Former Alaska Department of Fish and Game employee Gene Sandone, who proposed using dip nets early in the summer run, so that king salmon could be released unharmed, says he is flabbergasted with the success of the fishery. Sandone is a fisheries consultant for Kwik’Pak Fisheries at Emmonak, and proposed a test fishery last summer using dip nets for openers where the harvest of those Yukon kings was illegal. He said he hadn’t counted on the ingenuity of some fishermen, who tied more than one dip net to their boat and drifted with the tide, catching a lot of fish.
Kwik’Pak sales manager Jack Schultheis, who oversees operations at Emmonak, also was elated. The 2.2 million pounds catch of summer chum is the most summer chum the company has ever done and over half of that was dip net caught, he said.
About half the catch is processed as vacuum packed fillets and is shipped to Europe. The other half – headed and gutted – goes to domestic and European companies for reprocessing as portions or steaks for retail markets.
The overall impact of introducing the dip net fishery was that more harvesters were able to start fishing earlier and because of the steady catch, it was quite a labor field day for other company workers, he said.

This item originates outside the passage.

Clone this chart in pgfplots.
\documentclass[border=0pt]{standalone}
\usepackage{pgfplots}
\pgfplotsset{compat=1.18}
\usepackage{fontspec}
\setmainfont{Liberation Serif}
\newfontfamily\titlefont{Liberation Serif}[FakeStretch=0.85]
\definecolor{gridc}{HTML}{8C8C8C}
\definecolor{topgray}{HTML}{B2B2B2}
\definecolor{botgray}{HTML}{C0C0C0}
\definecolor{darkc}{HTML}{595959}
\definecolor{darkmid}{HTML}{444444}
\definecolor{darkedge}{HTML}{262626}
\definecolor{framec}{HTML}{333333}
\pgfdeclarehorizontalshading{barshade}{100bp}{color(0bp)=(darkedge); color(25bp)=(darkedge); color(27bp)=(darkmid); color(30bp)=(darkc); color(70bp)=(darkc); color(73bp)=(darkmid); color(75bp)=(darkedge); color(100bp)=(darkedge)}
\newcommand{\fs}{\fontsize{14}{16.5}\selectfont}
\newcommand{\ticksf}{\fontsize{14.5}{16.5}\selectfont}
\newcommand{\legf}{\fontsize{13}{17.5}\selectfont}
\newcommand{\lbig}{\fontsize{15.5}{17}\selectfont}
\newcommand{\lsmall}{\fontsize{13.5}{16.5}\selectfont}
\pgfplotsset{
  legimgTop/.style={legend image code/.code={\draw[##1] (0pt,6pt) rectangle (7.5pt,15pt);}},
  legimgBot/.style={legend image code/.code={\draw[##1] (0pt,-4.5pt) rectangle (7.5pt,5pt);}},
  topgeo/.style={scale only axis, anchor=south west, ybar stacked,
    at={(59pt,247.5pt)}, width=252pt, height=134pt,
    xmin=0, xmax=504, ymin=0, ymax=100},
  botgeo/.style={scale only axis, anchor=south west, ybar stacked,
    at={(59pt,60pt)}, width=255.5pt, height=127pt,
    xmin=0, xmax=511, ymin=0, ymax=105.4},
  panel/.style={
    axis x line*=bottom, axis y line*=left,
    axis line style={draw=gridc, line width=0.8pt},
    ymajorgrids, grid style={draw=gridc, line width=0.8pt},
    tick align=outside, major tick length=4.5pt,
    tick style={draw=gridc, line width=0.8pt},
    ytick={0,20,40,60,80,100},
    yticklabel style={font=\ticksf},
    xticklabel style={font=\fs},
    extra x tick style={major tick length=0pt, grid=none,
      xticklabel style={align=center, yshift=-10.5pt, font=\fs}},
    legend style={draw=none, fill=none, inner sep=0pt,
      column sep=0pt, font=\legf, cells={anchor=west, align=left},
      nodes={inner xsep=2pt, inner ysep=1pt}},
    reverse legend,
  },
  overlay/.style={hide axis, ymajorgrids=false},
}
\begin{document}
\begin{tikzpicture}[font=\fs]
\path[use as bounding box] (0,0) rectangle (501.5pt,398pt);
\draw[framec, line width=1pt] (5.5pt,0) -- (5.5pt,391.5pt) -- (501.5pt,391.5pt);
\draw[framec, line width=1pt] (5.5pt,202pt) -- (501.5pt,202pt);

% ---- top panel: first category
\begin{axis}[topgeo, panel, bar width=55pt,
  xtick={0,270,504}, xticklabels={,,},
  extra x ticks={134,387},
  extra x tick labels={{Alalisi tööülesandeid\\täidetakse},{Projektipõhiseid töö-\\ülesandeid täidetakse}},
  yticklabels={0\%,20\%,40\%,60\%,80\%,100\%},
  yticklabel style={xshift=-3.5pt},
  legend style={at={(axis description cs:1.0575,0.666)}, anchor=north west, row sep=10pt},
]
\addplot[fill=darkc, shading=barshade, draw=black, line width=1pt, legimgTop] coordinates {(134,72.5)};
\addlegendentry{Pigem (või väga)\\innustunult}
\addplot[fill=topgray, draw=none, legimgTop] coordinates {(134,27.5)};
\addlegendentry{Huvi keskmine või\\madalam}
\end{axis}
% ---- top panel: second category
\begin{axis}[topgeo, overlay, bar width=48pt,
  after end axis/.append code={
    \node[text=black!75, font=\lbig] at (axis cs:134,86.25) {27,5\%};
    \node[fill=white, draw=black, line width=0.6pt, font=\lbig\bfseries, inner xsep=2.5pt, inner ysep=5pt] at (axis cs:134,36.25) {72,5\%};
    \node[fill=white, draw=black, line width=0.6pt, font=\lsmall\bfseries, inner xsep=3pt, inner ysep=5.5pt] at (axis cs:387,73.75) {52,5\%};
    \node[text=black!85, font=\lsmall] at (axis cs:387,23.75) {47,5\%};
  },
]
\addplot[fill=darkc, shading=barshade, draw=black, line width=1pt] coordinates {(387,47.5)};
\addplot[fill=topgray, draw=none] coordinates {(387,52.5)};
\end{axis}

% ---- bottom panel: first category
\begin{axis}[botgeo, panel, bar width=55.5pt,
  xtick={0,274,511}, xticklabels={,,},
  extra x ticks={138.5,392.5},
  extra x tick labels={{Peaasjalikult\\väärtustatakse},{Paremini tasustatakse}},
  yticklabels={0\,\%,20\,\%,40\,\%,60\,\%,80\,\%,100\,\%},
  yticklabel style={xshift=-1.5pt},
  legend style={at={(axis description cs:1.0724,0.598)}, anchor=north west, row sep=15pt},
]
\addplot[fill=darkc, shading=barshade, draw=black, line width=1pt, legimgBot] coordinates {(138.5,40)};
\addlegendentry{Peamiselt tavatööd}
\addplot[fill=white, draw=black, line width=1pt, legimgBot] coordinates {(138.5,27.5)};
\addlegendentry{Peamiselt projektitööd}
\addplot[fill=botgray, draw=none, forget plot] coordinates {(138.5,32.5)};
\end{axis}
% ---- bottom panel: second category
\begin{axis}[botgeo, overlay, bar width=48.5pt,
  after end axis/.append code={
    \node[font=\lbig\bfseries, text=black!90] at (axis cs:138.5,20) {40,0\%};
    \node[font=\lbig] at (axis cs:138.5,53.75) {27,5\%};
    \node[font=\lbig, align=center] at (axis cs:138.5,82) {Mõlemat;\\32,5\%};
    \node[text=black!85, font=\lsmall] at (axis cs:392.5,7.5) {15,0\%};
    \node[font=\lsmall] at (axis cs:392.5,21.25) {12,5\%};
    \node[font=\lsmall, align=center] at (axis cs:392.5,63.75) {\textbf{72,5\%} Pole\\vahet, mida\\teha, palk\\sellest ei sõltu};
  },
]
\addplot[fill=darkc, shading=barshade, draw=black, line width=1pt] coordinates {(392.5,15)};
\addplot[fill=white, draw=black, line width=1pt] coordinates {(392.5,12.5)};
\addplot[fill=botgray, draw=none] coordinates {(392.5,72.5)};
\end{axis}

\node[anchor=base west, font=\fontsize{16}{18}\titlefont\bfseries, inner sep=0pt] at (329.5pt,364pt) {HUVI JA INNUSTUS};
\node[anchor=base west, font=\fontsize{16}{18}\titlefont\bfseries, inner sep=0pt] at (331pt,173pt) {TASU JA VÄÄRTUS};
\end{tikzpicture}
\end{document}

July 15 was the last opener for the summer chum run and harvesters are now fishing for the Yukon River fall chum run, fish with a higher oil content that get a higher price. And with the demand up for those Yukon River chum, Schultheis said the company is getting a better price for a couple of reasons. One is the higher price of sockeye salmon, he said, buyers were looking for other high quality salmon that will come in under the price of sockeyes. The other reason is that when buyers realized the Bristol Bay harvest wasn’t going to reach 25 million fish this year, that set the tone for sales activity for the chums to pick up, he said. In some cases, the company was even able to run two shifts—a bonus for Lower Yukon communities where commercial fishing is the mainstay of the local economy.